WHAT YOU ARE ASKED TO DO
Give back the exact lines spanning from the line with "Write a web" to the line with "var chart = echarts.init(document.getElementById('main'));", with both of those lines included and no others.

RECORD EXTRACTS

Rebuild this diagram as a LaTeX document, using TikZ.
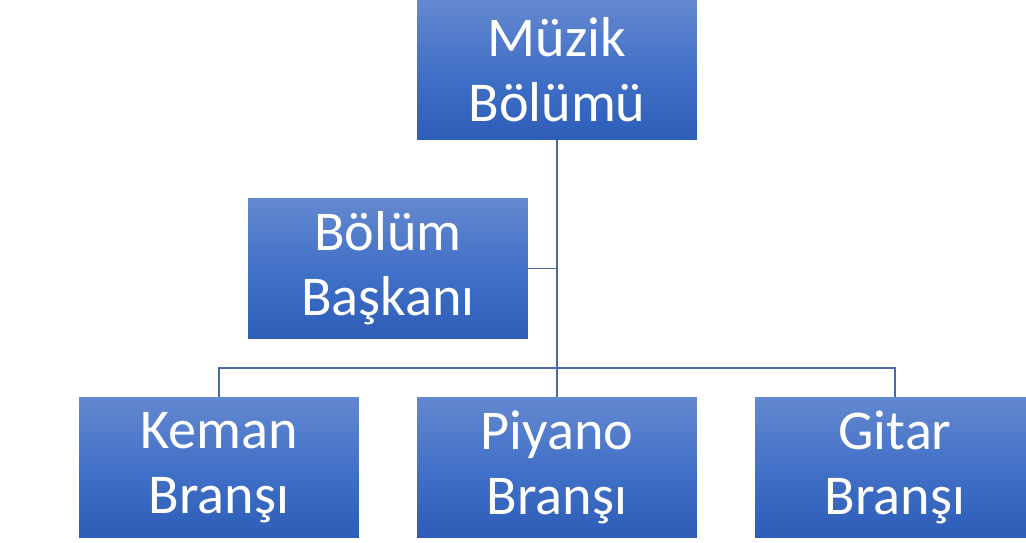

--

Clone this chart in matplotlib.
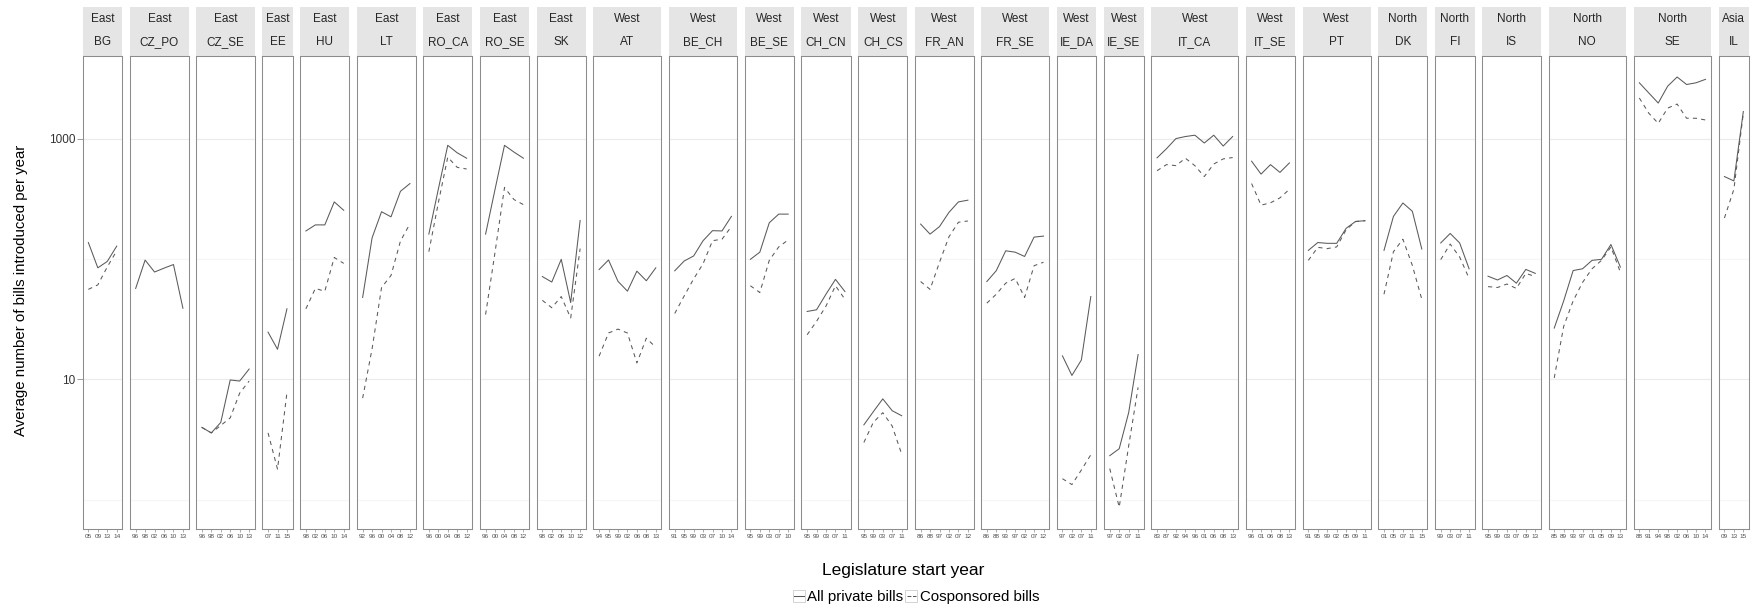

...

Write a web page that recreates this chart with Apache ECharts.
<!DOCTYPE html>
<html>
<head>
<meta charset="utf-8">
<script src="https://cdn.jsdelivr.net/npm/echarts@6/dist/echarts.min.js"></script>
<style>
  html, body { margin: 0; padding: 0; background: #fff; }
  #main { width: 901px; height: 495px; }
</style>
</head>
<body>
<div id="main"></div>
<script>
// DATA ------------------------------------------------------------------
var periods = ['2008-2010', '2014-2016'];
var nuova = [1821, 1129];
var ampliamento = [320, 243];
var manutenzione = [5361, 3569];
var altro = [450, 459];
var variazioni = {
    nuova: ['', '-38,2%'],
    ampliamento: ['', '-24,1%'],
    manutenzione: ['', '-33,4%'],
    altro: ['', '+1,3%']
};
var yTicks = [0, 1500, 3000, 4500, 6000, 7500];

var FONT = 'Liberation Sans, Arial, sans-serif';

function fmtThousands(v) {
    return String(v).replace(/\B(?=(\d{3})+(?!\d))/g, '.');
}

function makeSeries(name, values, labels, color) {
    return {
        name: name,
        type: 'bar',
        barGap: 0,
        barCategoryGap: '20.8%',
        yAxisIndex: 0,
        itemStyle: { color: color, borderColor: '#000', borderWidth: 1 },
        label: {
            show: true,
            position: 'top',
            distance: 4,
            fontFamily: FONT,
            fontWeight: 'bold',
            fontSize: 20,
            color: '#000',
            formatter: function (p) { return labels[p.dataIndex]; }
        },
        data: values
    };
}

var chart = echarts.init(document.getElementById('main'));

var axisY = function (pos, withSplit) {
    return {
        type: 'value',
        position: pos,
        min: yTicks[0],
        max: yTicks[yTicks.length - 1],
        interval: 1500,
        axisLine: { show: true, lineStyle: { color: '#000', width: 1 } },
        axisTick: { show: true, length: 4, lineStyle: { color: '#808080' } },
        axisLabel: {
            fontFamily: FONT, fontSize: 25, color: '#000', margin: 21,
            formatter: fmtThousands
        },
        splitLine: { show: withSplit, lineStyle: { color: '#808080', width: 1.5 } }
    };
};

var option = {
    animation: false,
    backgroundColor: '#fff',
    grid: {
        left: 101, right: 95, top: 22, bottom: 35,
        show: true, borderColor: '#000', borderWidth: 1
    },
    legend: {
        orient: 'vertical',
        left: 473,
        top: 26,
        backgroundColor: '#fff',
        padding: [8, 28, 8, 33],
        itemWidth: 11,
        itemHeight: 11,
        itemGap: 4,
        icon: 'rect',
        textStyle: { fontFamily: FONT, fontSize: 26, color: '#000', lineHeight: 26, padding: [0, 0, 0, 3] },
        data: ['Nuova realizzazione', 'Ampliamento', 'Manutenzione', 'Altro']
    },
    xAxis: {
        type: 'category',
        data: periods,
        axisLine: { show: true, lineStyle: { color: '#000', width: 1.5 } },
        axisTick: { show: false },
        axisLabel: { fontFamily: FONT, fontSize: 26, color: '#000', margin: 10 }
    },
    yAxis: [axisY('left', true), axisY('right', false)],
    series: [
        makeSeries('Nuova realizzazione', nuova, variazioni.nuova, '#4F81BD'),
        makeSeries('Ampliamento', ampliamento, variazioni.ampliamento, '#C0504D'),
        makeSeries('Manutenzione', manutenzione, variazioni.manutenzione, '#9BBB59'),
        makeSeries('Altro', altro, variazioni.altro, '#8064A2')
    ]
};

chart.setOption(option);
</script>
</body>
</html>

SOLVED PROBLEM
Write a web page that recreates this chart with Apache ECharts.
<!DOCTYPE html>
<html>
<head>
<meta charset="utf-8">
<script src="https://cdn.jsdelivr.net/npm/echarts@6/dist/echarts.min.js"></script>
<style>
  html, body { margin: 0; padding: 0; background: #fff; }
  #main { width: 901px; height: 495px; }
</style>
</head>
<body>
<div id="main"></div>
<script>
// DATA ------------------------------------------------------------------
var periods = ['2008-2010', '2014-2016'];
var nuova = [1821, 1129];
var ampliamento = [320, 243];
var manutenzione = [5361, 3569];
var altro = [450, 459];
var variazioni = {
    nuova: ['', '-38,2%'],
    ampliamento: ['', '-24,1%'],
    manutenzione: ['', '-33,4%'],
    altro: ['', '+1,3%']
};
var yTicks = [0, 1500, 3000, 4500, 6000, 7500];

var FONT = 'Liberation Sans, Arial, sans-serif';

function fmtThousands(v) {
    return String(v).replace(/\B(?=(\d{3})+(?!\d))/g, '.');
}

function makeSeries(name, values, labels, color) {
    return {
        name: name,
        type: 'bar',
        barGap: 0,
        barCategoryGap: '20.8%',
        yAxisIndex: 0,
        itemStyle: { color: color, borderColor: '#000', borderWidth: 1 },
        label: {
            show: true,
            position: 'top',
            distance: 4,
            fontFamily: FONT,
            fontWeight: 'bold',
            fontSize: 20,
            color: '#000',
            formatter: function (p) { return labels[p.dataIndex]; }
        },
        data: values
    };
}

var chart = echarts.init(document.getElementById('main'));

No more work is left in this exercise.